Should I let my student fail and learn?
While meeting with our 8th grade families and helping their seniors apply to various high schools, I have found myself in several conversations about the tension parents felt when it came to academic supervision. Parents expressed the challenges they faced choosing between the "let them fail and learn" mindset (that as teachers we often espouse) and the inherent desire to oversee and manage their child's studying, homework practices, grades, and friendships.
I find that this is a confusion that exists almost universally among parents. How do we support our children to get good grades, develop strong study habits, and be joyfully engaged in their school and social lives, while also refraining from being a "helicopter parent" who hovers over them, or the newly coined "lawnmower parent" who metaphorically mows down any adversity their child may face?

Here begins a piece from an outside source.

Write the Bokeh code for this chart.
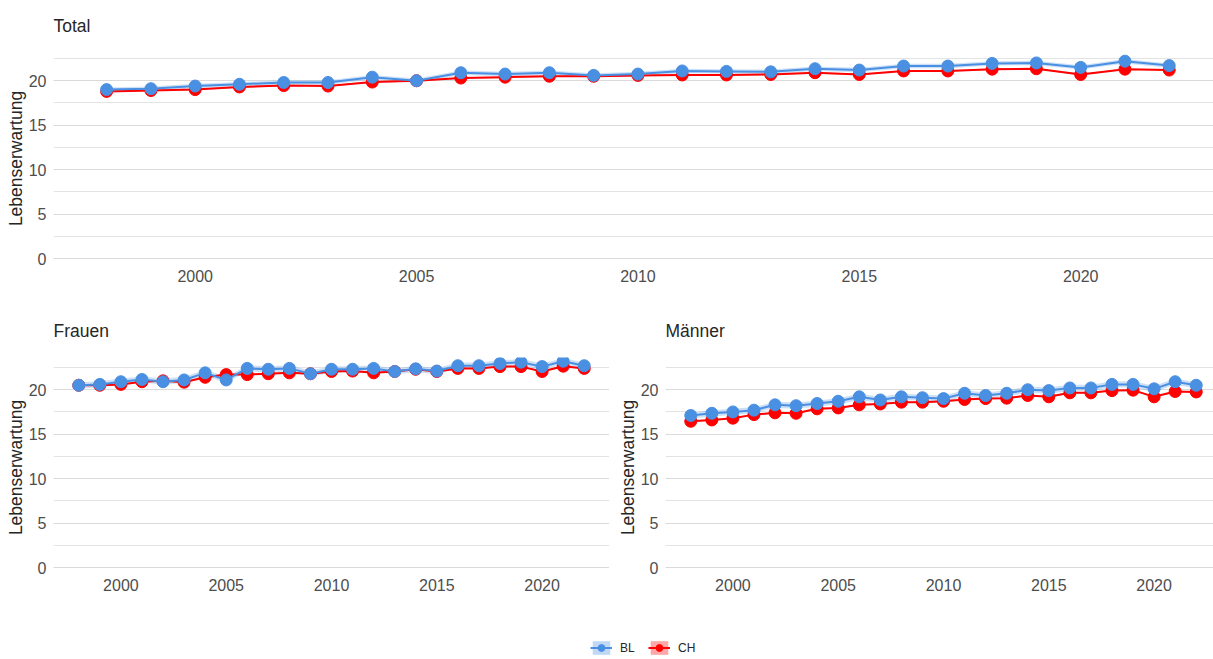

To be honest, I have no single answer to solve this conundrum. It often is a thin line we must walk as parents to support our child(ren)'s healthy development of the skills needed to face adversity they will surely encounter in high school, college, and life beyond: independent problem-solving, conflict resolution, autonomy and ownership of the quality of the work they present, as well as their ability to navigate multiple perspectives with whom they may not agree. And yet, to develop these skills, they must confront the times in which they face these challenges and learn from the times they fail. Fail sometimes, they must, as a process of learning and healthy development. Though, what do we do when those failures coincide with the consequences of poor grades or struggling in school, sports, or with friends?
While I have only been a parent for a mere 11 years and served as an educator for 20 years, my personal, professional, and anecdotal experiences parallel with what educational and psychological research posits: we need to embrace and model that "failure" is only a step of the learning process. When your child has tried something that doesn't work (like NOT doing their homework and getting a "0"), they are one step closer to finding what does work (e.g. getting their homework done early so they can play and feel good!). This reinforces the concept that we as individuals are not fixed in place (e.g. "I'm not good at math"), but rather, with perseverance, effort, and practice, our skills and talents can develop and grow. In his article about Carol Dweck's Growth Mindset, James Clear illuminates this change of mindset that many of us struggle with ourselves.
In terms of the consequences that come with embracing failure, we have to acknowledge that there are ways to support our children which both encourage a growth mindset and help to support their success: open communication, brainstorming solutions, recommending that they talk with their teachers, and reminding them that problems don't go away by avoiding confrontation. Let's lean in together to help our students build the skills necessary for success - rather than "mowing down" the problems for them.